Los posmodernos no quieren admitirlo. Su redefinición del racismo como una dinámica de poder está manipulada para que, a propósito, solo se pueda culpar a los europeos de ser racista. En esta visión, tan torpe como perversa, un africano, un asiático o un latinoamericano pueden odiar a un “blanco” europeo o estadounidense, tanto o más de lo que un miembro del Ku Kux Klan odiaría a cualquiera de ellos, pero solo el blanco debe ser identificado como racista. Los otros solo están “decolonizando” sus culturas (algo absurdo e imposible, por cierto).

En resumen, se trata de un rudimentario discurso diseñado para decir “tú no me puede odiar a mí, pero yo sí te puedo odiar a ti; tú tienes que pedir perdón por todo lo que otros blancos le hicieron a otras personas en otros siglos, pero yo tengo derecho a destruirte”.

Es, al final del día, una cultura del resentimiento.
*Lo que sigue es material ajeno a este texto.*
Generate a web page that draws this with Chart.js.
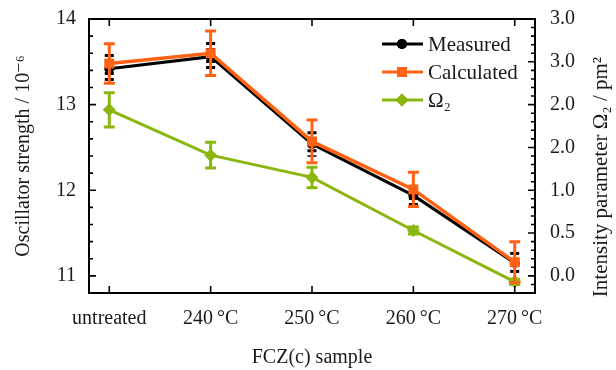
<!DOCTYPE html>
<html><head><meta charset="utf-8">
<script src="https://cdn.jsdelivr.net/npm/chart.js@4.4.1/dist/chart.umd.min.js"></script>
<style>html,body{margin:0;padding:0;background:#fff}#wrap{width:616px;height:370px}</style>
</head><body><div id="wrap"><canvas id="c" width="616" height="370"></canvas></div>
<script>
// ---- data ----
const categories = ['untreated', '240\u2009°C', '250\u2009°C', '260\u2009°C', '270\u2009°C'];
const measured = [13.42, 13.56, 12.54, 11.94, 11.15];
const measuredErr = [0.17, 0.17, 0.15, 0.12, 0.13];
const calculated = [13.48, 13.60, 12.57, 12.01, 11.16];
const calculatedErr = [0.23, 0.26, 0.25, 0.20, 0.24];
const omega2 = [1.94, 1.41, 1.15, 0.53, -0.07];
const omega2Err = [0.20, 0.15, 0.12, 0.04, 0.03];
const leftTickValues = [11, 12, 13, 14];
const rightTickValues = [0, 0.5, 1.0, 1.5, 2.0, 2.5, 3.0];
const rightTickLabels = ['0.0', '0.5', '1.0', '2.0', '2.0', '3.0', '3.0'];
const seriesNames = ['Measured', 'Calculated', 'Ω\u2082'];
const rightTitle = 'Intensity parameter Ω\u2082 / pm\u00B2';

const FAM = "'Liberation Serif', 'DejaVu Serif', serif";
const TXT = '#1a1a1a';
const BLACK = '#000000', ORANGE = '#ff6214', GREEN = '#8ab60f';

const toXY = arr => arr.map((v, i) => ({x: i, y: v}));

const errPlugin = {
  id: 'errbars',
  afterDatasetDraw(chart, args) {
    const ds = chart.data.datasets[args.index];
    if (!ds.errors) return;
    const meta = args.meta;
    const xs = meta.xScale, ys = meta.yScale;
    const ctx = chart.ctx;
    ctx.save();
    ds.data.forEach((p, i) => {
      const e = ds.errors[i];
      const x = xs.getPixelForValue(p.x);
      const yt = ys.getPixelForValue(p.y + e);
      const yb = ys.getPixelForValue(p.y - e);
      ctx.strokeStyle = ds.borderColor;
      if (ds.errDashed) {
        ctx.setLineDash([3, 3]);
        ctx.lineWidth = 9;
        ctx.beginPath(); ctx.moveTo(x, yt); ctx.lineTo(x, yb); ctx.stroke();
        ctx.setLineDash([]);
      } else {
        ctx.lineWidth = 3;
        ctx.beginPath(); ctx.moveTo(x, yt); ctx.lineTo(x, yb); ctx.stroke();
        ctx.beginPath();
        ctx.moveTo(x - 5.5, yt); ctx.lineTo(x + 5.5, yt);
        ctx.moveTo(x - 5.5, yb); ctx.lineTo(x + 5.5, yb);
        ctx.stroke();
      }
    });
    ctx.restore();
  }
};

const framePlugin = {
  id: 'frame',
  afterDatasetsDraw(chart) {
    const {ctx, chartArea: a, scales} = chart;
    ctx.save();
    ctx.strokeStyle = '#000';
    ctx.lineWidth = 2;
    ctx.strokeRect(a.left, a.top, a.right - a.left, a.bottom - a.top);
    ctx.lineWidth = 1.6;
    ctx.beginPath();
    scales.x.ticks.forEach(t => {
      const x = scales.x.getPixelForValue(t.value);
      ctx.moveTo(x, a.bottom); ctx.lineTo(x, a.bottom - 7);
      ctx.moveTo(x, a.top); ctx.lineTo(x, a.top + 7);
    });
    const ly = scales.y;
    for (let k = Math.round(ly.min * 5); k <= Math.round(ly.max * 5); k++) {
      const y = ly.getPixelForValue(k / 5);
      const len = (k % 5 === 0) ? 7 : 4;
      ctx.moveTo(a.left, y); ctx.lineTo(a.left + len, y);
    }
    const ry = scales.y2;
    for (let k = Math.round(ry.min * 10); k <= Math.round(ry.max * 10); k++) {
      const y = ry.getPixelForValue(k / 10);
      const len = (k % 5 === 0) ? 7 : 4;
      ctx.moveTo(a.right, y); ctx.lineTo(a.right - len, y);
    }
    ctx.stroke();
    ctx.restore();
  }
};

const legendPlugin = {
  id: 'customLegend',
  afterDraw(chart) {
    const ctx = chart.ctx;
    ctx.save();
    const rows = [44, 72, 100];
    const styles = [
      {c: BLACK, s: 'circle', r: 5},
      {c: ORANGE, s: 'rect', r: 7},
      {c: GREEN, s: 'rectRot', r: 6.5}
    ];
    rows.forEach((y, i) => {
      const st = styles[i];
      ctx.strokeStyle = st.c; ctx.lineWidth = 3;
      ctx.beginPath(); ctx.moveTo(382, y); ctx.lineTo(423, y); ctx.stroke();
      ctx.fillStyle = st.c;
      Chart.helpers.drawPoint(ctx, {pointStyle: st.s, radius: st.r, borderWidth: 0}, 402, y);
      ctx.fill();
      ctx.fillStyle = TXT;
      ctx.font = "21px " + FAM;
      ctx.textBaseline = 'middle';
      ctx.textAlign = 'left';
      ctx.fillText(seriesNames[i], 428, y + 1);
    });
    // right axis title, reading bottom-to-top
    ctx.translate(601, 177);
    ctx.rotate(-Math.PI / 2);
    ctx.font = "21px " + FAM;
    ctx.textAlign = 'center';
    ctx.textBaseline = 'middle';
    ctx.fillText(rightTitle, 0, 0);
    ctx.restore();
  }
};

const tickFont = {family: FAM, size: 20};

new Chart(document.getElementById('c'), {
  type: 'line',
  data: {
    datasets: [
      {label: seriesNames[0], data: toXY(measured), errors: measuredErr, errDashed: true,
       borderColor: BLACK, backgroundColor: BLACK, borderWidth: 3, pointStyle: 'circle', pointRadius: 5,
       pointBorderWidth: 0, yAxisID: 'y', order: 1},
      {label: seriesNames[1], data: toXY(calculated), errors: calculatedErr,
       borderColor: ORANGE, backgroundColor: ORANGE, borderWidth: 3.5, pointStyle: 'rect', pointRadius: 7,
       pointBorderWidth: 0, yAxisID: 'y', order: 0},
      {label: seriesNames[2], data: toXY(omega2), errors: omega2Err,
       borderColor: GREEN, backgroundColor: GREEN, borderWidth: 3, pointStyle: 'rectRot', pointRadius: 6.5,
       pointBorderWidth: 0, yAxisID: 'y2', order: 2}
    ]
  },
  options: {
    responsive: false, animation: false,
    layout: {padding: {top: 18, left: 0, right: 0, bottom: 0}},
    plugins: {legend: {display: false}, tooltip: {enabled: false}},
    elements: {line: {tension: 0}},
    scales: {
      x: {
        type: 'linear', min: -0.2, max: 4.2, position: 'bottom',
        afterBuildTicks: s => { s.ticks = categories.map((c, i) => ({value: i})); },
        afterFit: s => { s.height = 77; },
        ticks: {callback: v => categories[v], font: tickFont, color: TXT, padding: 6, maxRotation: 0, autoSkip: false},
        grid: {display: false}, border: {display: false},
        title: {display: true, text: 'FCZ(c) sample', font: tickFont, color: TXT, padding: {top: 0, bottom: 0}}
      },
      y: {
        type: 'linear', min: 10.8, max: 14, position: 'left',
        afterBuildTicks: s => { s.ticks = leftTickValues.map(v => ({value: v})); },
        afterFit: s => { s.width = 89; },
        ticks: {font: tickFont, color: TXT, padding: 5, callback: v => String(v)},
        grid: {display: false}, border: {display: false},
        title: {display: true, text: 'Oscillator strength / 10\u207B\u2076', font: tickFont, color: TXT, padding: {top: 12, bottom: 0}}
      },
      y2: {
        type: 'linear', min: -0.2, max: 3.0, position: 'right',
        afterBuildTicks: s => { s.ticks = rightTickValues.map(v => ({value: v})); },
        afterFit: s => { s.width = 81; },
        ticks: {font: tickFont, color: TXT, padding: 7, callback: (v, i) => rightTickLabels[i]},
        grid: {display: false}, border: {display: false},
        title: {display: false}
      }
    }
  },
  plugins: [errPlugin, framePlugin, legendPlugin]
});
</script></body></html>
En esta lógica, el pueblo judío es definido como “blanco” arbitrariamente por los evidentes prejuicios ideológicos, políticos y, por supuesto, racistas, de los militantes de la posmodernidad. Luego entonces, el pueblo judío no es víctima —y nunca lo ha sido— de “racismo”.

Así de irracional es, por gusto propio, el discurso posmoderno. Y eso fue lo terrible en el comentario de Whoopi Goldberg: hizo evidente que se ha rendido a esta visión necia y tonta, maniquea, simplista y boba, del ser humano y de la historia.

Por supuesto, olvidó que todavía hay mucha gente que no se ha tragado ese cuento y tuvo que disculparse cuando quedó exhibida en su total ignorancia.

Ni modo. Es una actriz maravillosa, pero es una lástima corroborar que la ideología la ha atarantado más de lo recomendable.